There is one narrow case where lower pressure belongs in the winter conversation: slow off-road travel in deep, loose snow, usually with a four-wheel-drive vehicle, a real gauge, and a plan to reinflate before normal road speed. That is a separate skill, a separate setting, and a separate risk profile. It is not advice for public-road winter driving.

A Winter Tire Routine That Actually Works

If you want your tires to feel planted from the first cold week to the last thaw, use a short routine and stick to it. That habit beats every myth.
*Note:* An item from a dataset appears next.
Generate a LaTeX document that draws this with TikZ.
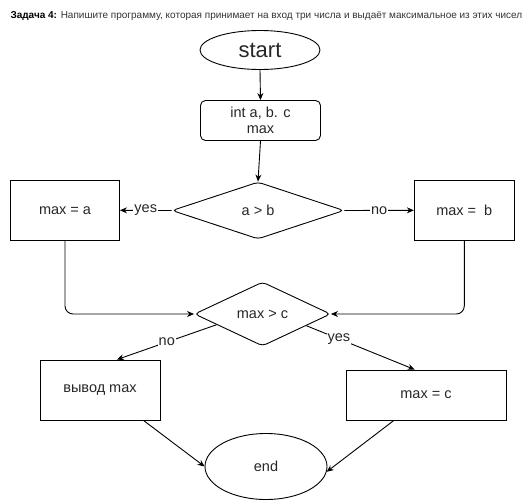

Step What To Do Why It Helps
Cold morning check Measure before driving Gives a true reading against the placard
Seasonal reset Add air after big temperature swings Offsets the pressure drop that cold weather brings
Tread watch Look for shoulder wear and uneven edges Spots low-pressure wear before it gets costly
Rotation timing Rotate on schedule Keeps wear more even across all four tires
Winter tire swap Use winter tires where snow and ice stick around Gives you the compound and tread built for cold roads

If The TPMS Light Comes On After A Temperature Swing

Don’t ignore it and don’t guess. Check all four tires with a gauge when they’re cold. Add air to the placard number. If the light stays on after that, reset the system if your vehicle requires it, then watch for a slow leak. The light is often the first sign that winter pressure loss has caught up with you.

The Better Winter Setup

If you want the plain answer, here it is: don’t underinflate tires for winter roads. Set cold pressure to the number on the car, use winter tires where your weather calls for them, and recheck pressure every time the temperature takes a hard dip.

That approach gives you steadier braking, cleaner steering, more even wear, and fewer nasty surprises on slush or frozen pavement. It also saves you from chasing a grip trick that sounds clever but usually leaves the car feeling worse, not better.